Untuk mengimbangi pengaruh Cina, negara industri yang tergabung dalam kelompok G7 pun merencanakan inisiatif infrastruktur besar-besaran. Inisiatif yang disebut Build Back Better for the World senilai US$40 triliun dolar ini rencananya akan membantu memenuhi kebutuhan infrastruktur di negara-negara berkembang.

Laos, negara miskin infrastruktur

Jalur kereta api buatan Cina ini akan menghubungkan kota Kunming di Cina dan ibu kota Laos. Jalur ini juga akan dilintasi kereta api berkecepatan tinggi yang pada akhirnya akan melewati Thailand, Malaysia, terus ke Singapura.

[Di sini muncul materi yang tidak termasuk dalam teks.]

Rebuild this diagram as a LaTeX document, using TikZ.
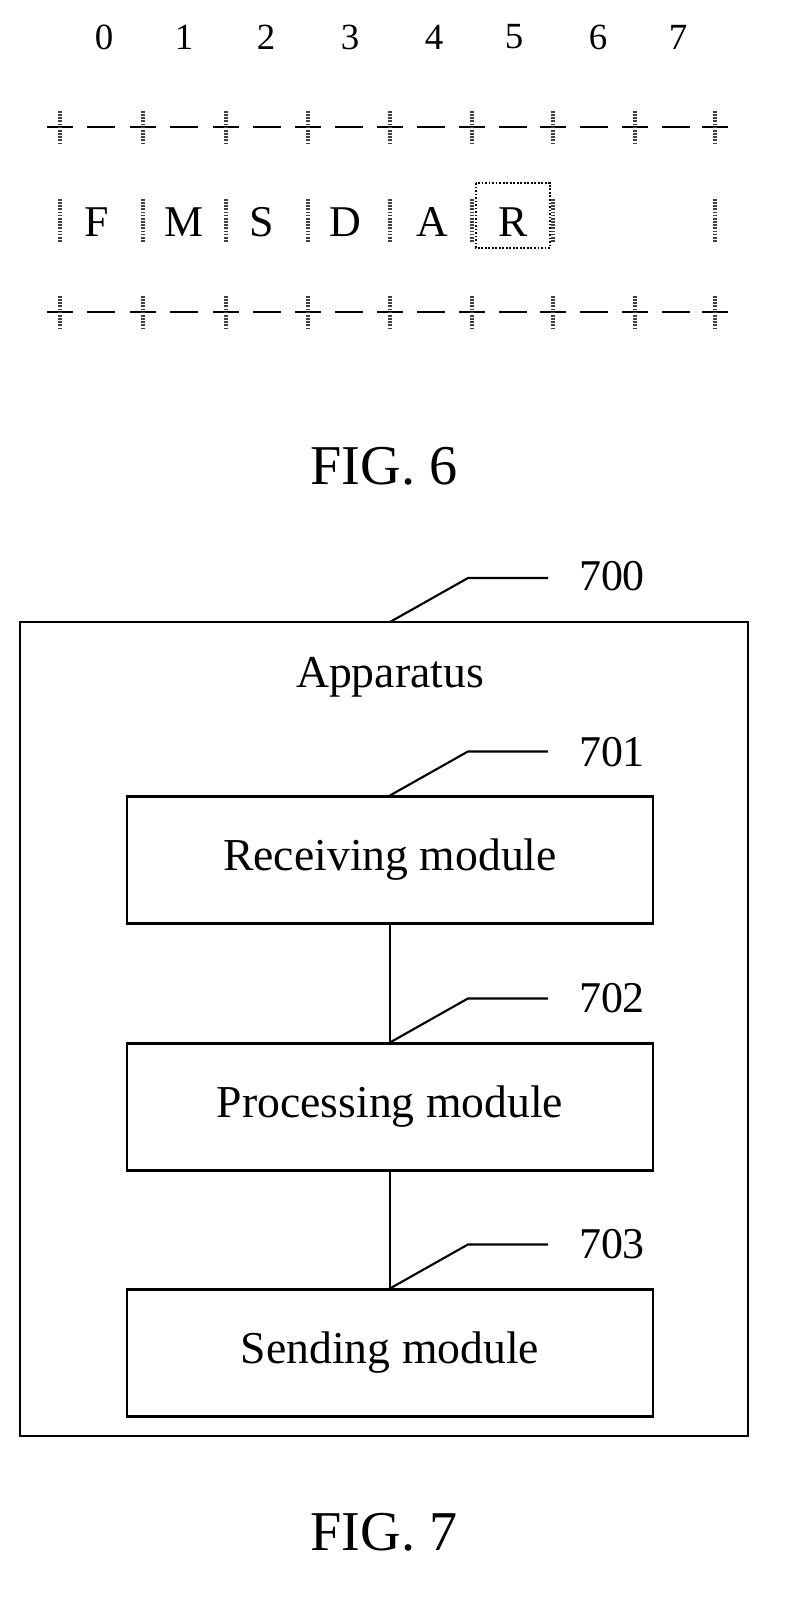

Laos adalah negara tertutup yang miskin infrastruktur. Negara komunis berpenduduk 7,2 juta orang ini sebelumnya hanya memiliki rel kereta sepanjang 4 km. Tapi sekarang kereta peluru berwarna biru dan putih nan ramping akan segera melaju di sepanjang jalur baru dengan kecepatan 160 km per jam, melewati 75 terowongan, 167 jembatan, berhenti di 10 stasiun penumpang. 

Meskipun hanya mencatat puluhan kasus COVID-19 hingga April tahun ini, ekonomi Laos sangat terpukul oleh pandemi. Pertumbuhan ekonomi negara itu turun menjadi 0,4% pada 2020, level paling rendah dalam tiga dekade menurut Bank Dunia. Harapan untuk rebound di tahun 2021 pupus saat infeksi corona kembali meningkat.

"Kereta api baru adalah investasi besar yang memiliki potensi untuk merangsang ekonomi Laos dan memungkinkan negara ini untuk mengambil keuntungan dari posisi geografisnya di jantung daratan Asia Tenggara," ujar Sombath Southivong, spesialis infrastruktur senior Bank Dunia.

Berharap pulihkan sektor pariwisata

Industri pariwisata di Laos sangat membutuhkan suntikan bantuan akibat menurunnya jumlah turis hingga 80% di tahun 2020. Tahun sebelumnya, sekitar 4,7 juta wisatawan asing berkunjung ke negara yang terkenal sebagai tujuan para backpacker ini.

Sebelum pandemi, para muda-mudi dari berbagai penjuru dunia berdesakan di bus di Vientiane untuk menempuh perjalanan selama empat jam ke ibu kota Vang Vieng. Dengan kereta api, perjalanan ini sekarang dapat ditempuh dnegan waktu sekitar satu jam.

Kota Vang Vieng, yang memiliki lapangan terbang yang dulunya milik CIA, terkenal sebagai surga pesta para backpacker. Kota ini perlahan mengubah citranya sebagai daerah tujuan ekowisata.

Namun banyak sekali kayak, perahu rafting, zipline, dan balon udara di Vang Vieng yang akhir-akhir ini menganggur.

Inthira, hotel butik di tepi Sungai Nam Song, tadinya selalu penuh pada akhir pekan, tapi kini hanya didatangi sedikit pelancong domestik pada akhir pekan. Manajer umum hotel ini, Oscar Tality, berharap kereta api dan pengurangan waktu perjalanan akan memberikan peluang bagi industri ini. 

Wisatawan di perahu motor di Sungai Mekong, Laos
Sebelum pandemi, Laos adalah surga para backpacker yang bebas bertualang dan menikmati pesta.Foto: picture-alliance/dpa/J. Hoelzl

"Sepanjang jalan orang akan melihat pemandangan pegunungan yang indah dan akan menyeberangi jembatan dan terowongan. Ini akan menjadi perjalanan yang luar biasa bagi mereka yang berada di kereta," kata Tality.

Petani lokal terusir dari tanahnya

Terlepas dari optimisme lokal, beberapa pengamat Laos khawatir akan kelangsungan proyek jangka panjang ini. Dua pertiga orang Laos tinggal di desa-desa pedesaan dan bergantung dari hasil pertanian dengan upah minimum di kisaran Rp1,6 juta per bulan. Tarif kereta api yang dilaporkan senilai US$13,30 (sekitar Rp189 ribu) dari Vientiane ke kota perbatasan Boten dikritik di media sosial karena terlalu mahal.

"Ketika Anda melihat jukstaposisi kereta api super modern ini dan pedesaan yang dilaluinya - sangat mencolok. Akan ada pertanyaan apakah orang Laos yang akan diuntungkan?" kata dosen Universitas Nasional Australia Greg Raymond.

Proyek ini juga dilaporkan telah memaksa sekitar 4.400 petani dan penduduk desa untuk menyerahkan tanah mereka. Banyak yang sama sekali belum menerima ganti rugi atau dibayar dalam jumlah yang tidak memadai, kata organisasi hak asasi manusia Lao Movement for Human Rights dalam laporannya.

"Tingkat kompensasinya sangat rendah. Jika Anda meminta penduduk desa untuk pindah, bagaimana mereka bisa membeli tanah baru?" Anggota parlemen Laos Vilay Phommixay mengatakan kepada parlemen pada Juni tahun lalu.